Midsize Firms Grew in 2007 - Were there better options?

Law.com reports that midsize firms in Pennsylvania saw significant increases in revenue, staffing and clientele. Much of this growth can be attributed to those firms raising their rates.

Managing partner Kevin McKeegan also pointed to increasingly ambitious asking prices as a major source of new income.

“We were less shy about [raising our rates],” he said, adding that the majority of his firm’s business comes from word of mouth and referrals. “We came to the realization that if national and international law firms could continue to do it, we could do it as well and still be a very good value for the client at the same time.”

The midsize firms interviewed noted that the price hikes were justified and necessary because they are competing for the same attorneys as the large firms, who can offer bigger salaries. Raising your rates when the larger firms raise theirs isn’t necessarily a bad idea (especially when it works, as it apparently did in 2007). That being said, smaller firms have at least two other options to increase their revenue.

It appears that all of the firms interviewed in this article used billable hours. The first options small and midsize firms have is to implement a flat fee model. There may be a risk that you’ll occasionally under-bill clients, but with careful planning that risk can be minimized. The beauty of the flat fee model is that it takes into account your expertise and knowledge, whereas hourly rates only bring in revenue based on time.

Flat fee pricing allows firms to capitalize on something akin to research and development costs. Consider it this way: when you buy that new iPhone or laptop, you’re not just paying for the labor and materials; you’re paying a small chunk of the millions invested to make that product a reality. The same is true for pharmaceuticals and many other industries. Expertise and knowledge breed efficiency and that efficiency is not compensated under an hourly billing model. Just because a particular matter only takes 10 hours to complete doesn’t mean that it’s only worth 10 hours of labor.

The flat fee model also has the advantage of being attractive to many clients. It’s not a secret that bringing new clients into the firm increases revenue and overall growth.

The second option small and midsize firms have is outsourcing their work. I mentioned in another post that Pittsburgh-based firm Delta Law Group relied on a network of around 20 solo practitioners to complete its work. This addresses the problem of having to compete with large law firms for talented attorneys. As technology advances, business is shifting from a competitive to a collaborative model. Outsourcing work to specialist solo practitioners is an excellent way for small and midsize firms to capitalize on this trend.

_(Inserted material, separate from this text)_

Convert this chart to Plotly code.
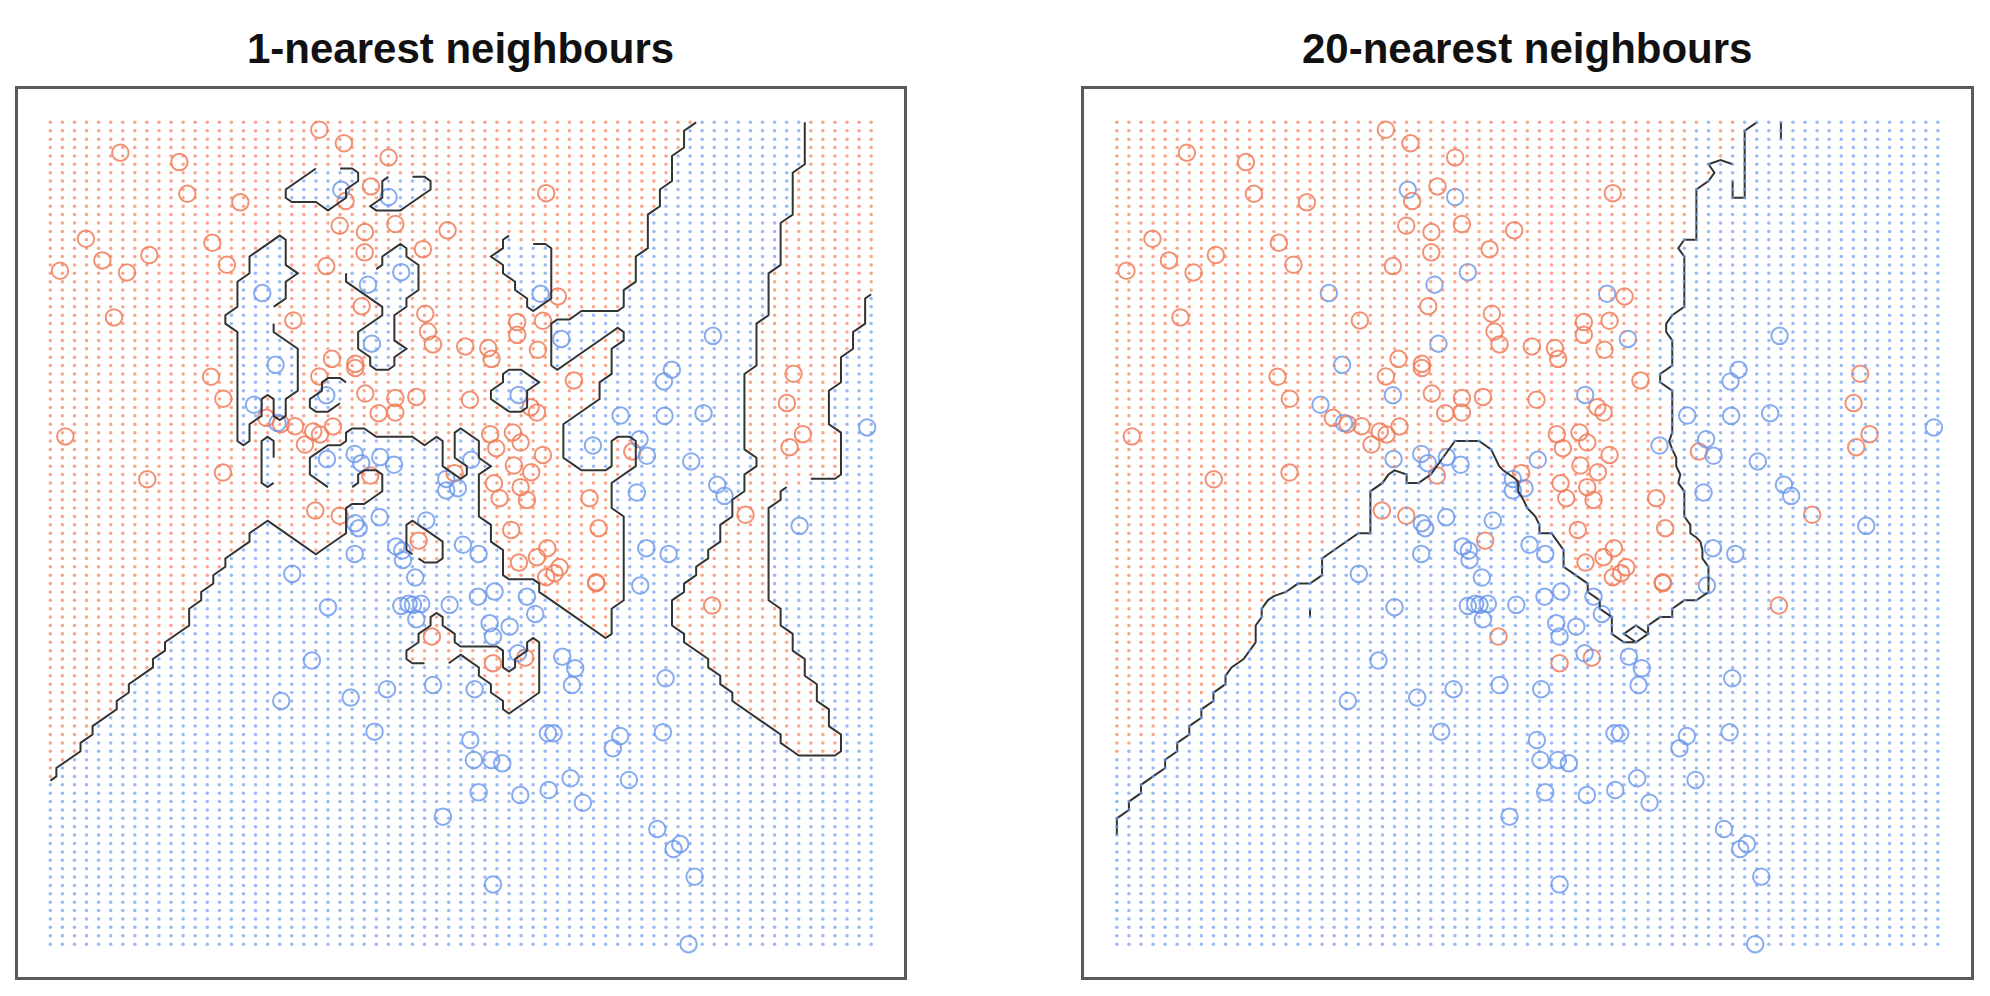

Using a network of solos works because the solos will potentially receive more compensation (proportionately) than they would as associates for a large law firm. At the same time, the firm eliminates a significant amount of overhead by reducing its salaried staff. The end result is a lean business and client satisfaction (because their legal services are being provided by dedicated professionals with a stake in the venture rather than disgruntled associates).

All of this is not to say that small and midsize firms shouldn’t raise their rates when the large firms do. This may often be a prudent business decision. It is, however, dangerous for small and midsize firms to constantly look to Big Law for guidance. Doing that reduces the competitive advantage, agility and adaptability that small and midsize firms enjoy.